Luke Mitchell's lie detector YouTube video prompts review
The Scottish Prison Service is to review its procedures after a video of a convicted Midlothian murderer appeared on YouTube.
The film shows Luke Mitchell, who was found guilty of murdering his girlfriend Jodi Jones, denying the killing during a lie detector test.
Luke Mitchell murdered Jodi Jones in Dalkeith almost 10 years ago.
The prison service will now consider improved safeguards to protect the feelings of victims.
First Minister Alex Salmond told parliament the chief inspector of prisons concluded no prison rules were broken in allowing the video to be recorded.
However, he said the governor had not given permission for the film to be uploaded to the internet.
Responding to a question from Labour justice spokesman Lewis Macdonald about the role of the Scottish Prison Service, and the rules relating to the filming and the release of the video, Mr Salmond said: "Everyone will deeply regret the hurt and upset that irresponsible use of this footage will have inflicted on the family and friends of Jodi Jones."
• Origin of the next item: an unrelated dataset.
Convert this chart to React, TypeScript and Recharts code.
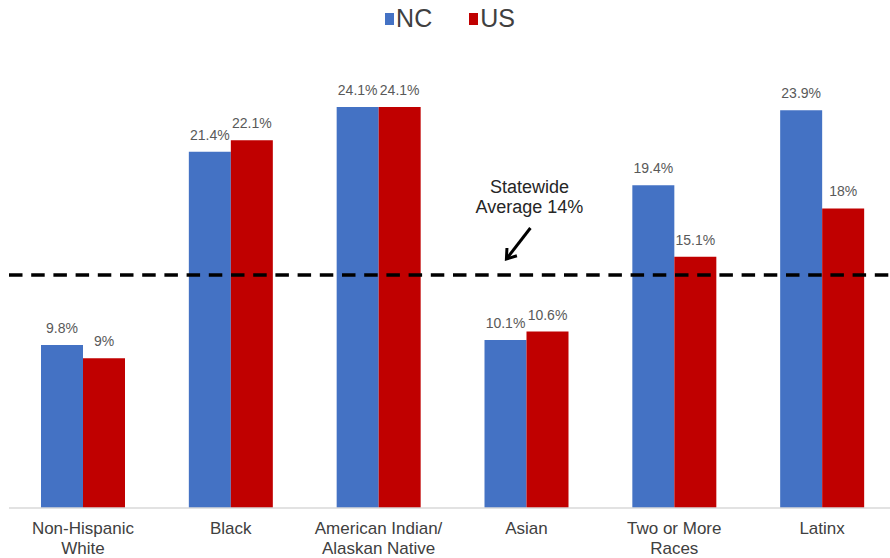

After raising the issue at first minister's questions, Mr Macdonald, said: "Alex Salmond failed to answer my question about whether the necessary conditions were imposed on the use of the video material concerned.
"It is right that the chief inspector of prisons has looked into this, but he does not appear to have considered any conditions that could have been imposed on the release of the film, and it is for that reason that Jodi Jones' family have suffered.
"It is difficult to understand why this film, with or without conditions, has been released into the public domain."
The 16-minute video shows Mitchell, 24, taking a lie detector test.
He says he did not know where Jodi Jones' body was and denies stabbing the teenager, who was murdered in 2003.
Mitchell's mother Corinne said the test was further proof of his innocence, but Jodi Jones' family said they believed Mitchell had lied all along.
His case is being considered by the Scottish Criminal Cases Review Commission (SCCRC) after his previous appeal failed.
The Scottish Prison Service said it allowed the video, which was filmed in April last year, to be released as part of that case.
However, the SPS said it did not give explicit permission for it to be put on YouTube.
Mitchell, who has always claimed his innocence, is serving a minimum of 20 years in prison after being found guilty in 2005 of the 2003 murder.